Shared from the 9/13/2016 The Columbus Dispatch eEdition

Good review panel is chosen

Group should call on municipal experts

Columbus City Council and Mayor Andrew J. Ginther last week named a capable panel to consider changes in the city’s legislative branch.

Among the outstanding choices are former Ohio Lt. Gov. Jennette Bradley and attorneys Frederick E. Mills and John C. Rosen-berger — three Republicans experienced in resolving complicated legal and governmental matters. Mills serves on the Ohio Constitutional Modernization Commission and Rosenberger is president of the nonprofit Central Ohio Community Improvement Group, which works with the county land bank to rid neighborhoods of blighted properties.

Also aboard is a critic of the current council setup, Robert Vitale, editor of Outlook Magazine, and Stefanie L. Coe, an attorney and chairwoman of the Southwest Area Commission. She brings an interesting perspective about the council appointment process: Coe had been a frontrunner for a council seat — until political heavy-hitters intervened and pushed another.

Members are as young as 38 and as mature as 70. They live all across the city, and they have reputations as no-nonsense leaders, consensus builders and community activists. Frieda L. Gilyard works with the Columbus Coalition Against Family Violence, Lourdes Barrosa De Padilla is executive director of City Year Columbus, the Rev. Tyrone A. Lawes is a member of the Baptist Ministerial Alliance of Columbus and the Vicinity, and Keary McCarthy is president and CEO of the nonprofit policy think tank Innovation Ohio and former Ohio House minority chief of staff.

Now all they have to do is figure out how to reset the council to better serve the nation’s 15th-largest city — by an ambitious February deadline.

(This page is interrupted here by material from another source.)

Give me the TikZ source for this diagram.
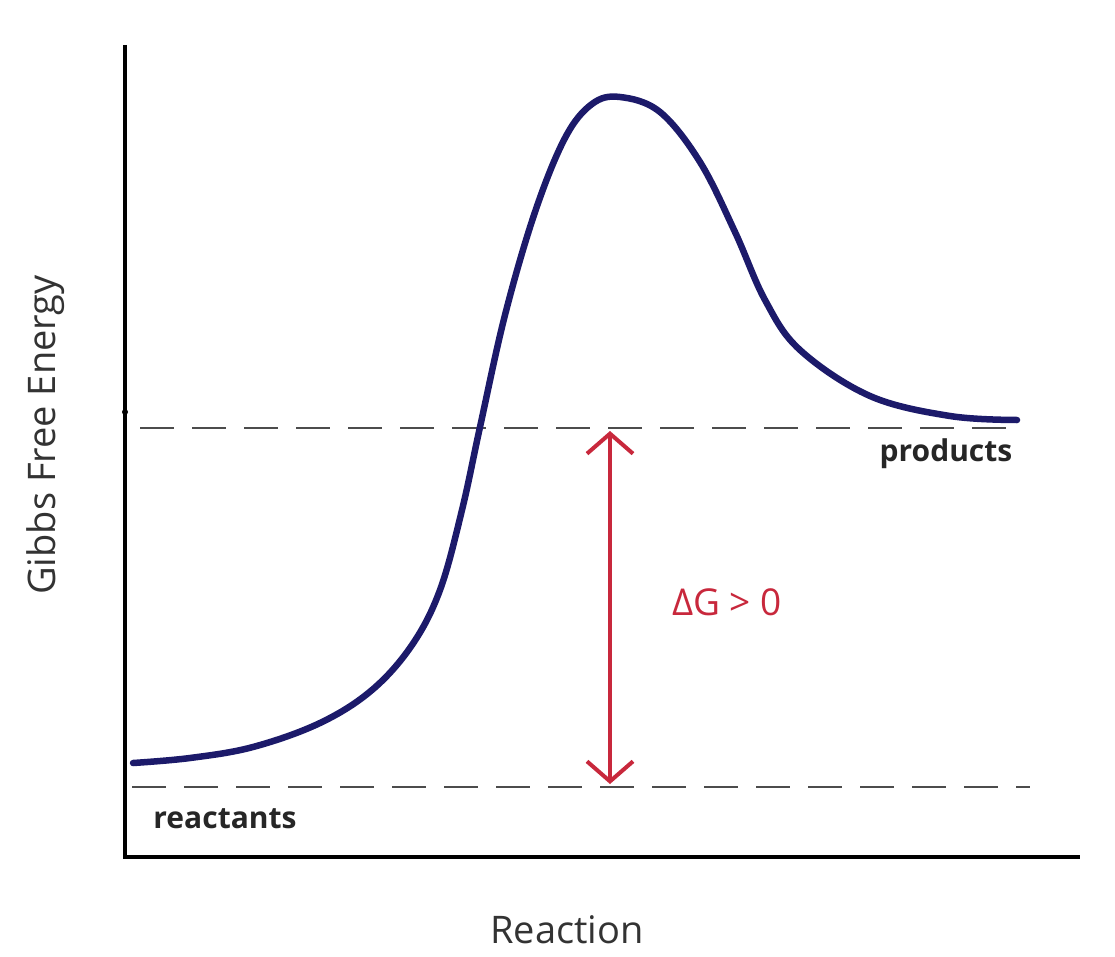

City voters last changed the council’s makeup, from wards to seven members elected citywide, a century ago when the town was 23 square miles. Today, the metropolis spans about 220 square miles and is home to more than 850,000 people.

Many would like to see changes, but what that change might look like depends on the participation of city residents. Panel members need to hear concerns and suggestions at upcoming community meetings. To that end, the group should seek out advice from people who have studied and are expert in the pros and cons of various forms of city government and representation. For example, Ohio’s universities should be a rich source of expertise.

The panel has no shortage of issues to explore, including whether it is cost-effective and beneficial to increase the size of council or create wards, and how to fill council vacancies. The council’s current game is to appoint like-minded Democrats, disenfranchising Republicans and dissident Democrats and breeding a culture in which influence-peddling and lobbyist-sponsored junkets went unquestioned at City Hall.

The mayor and current council also want the panel to consider whether council jobs should be made full-time, giving members a raise from $52,600 a year.

As a practical matter, council members work full time, so holding the office and piecing together a professional-level salary requires a flexible boss. This raises suspicions that nonprofits have hired council members to secure government grants. A full-time council would avoid some conflicts of interest, but it also would insulate members, because they wouldn’t get the normalizing interactions of a workplace.

Ginther and the council are to be commended for choosing a credible panel.

But even the best panel won’t satisfy Columbus residents if city leaders stall or neuter reforms. The responsibility for changes ultimately rests with them.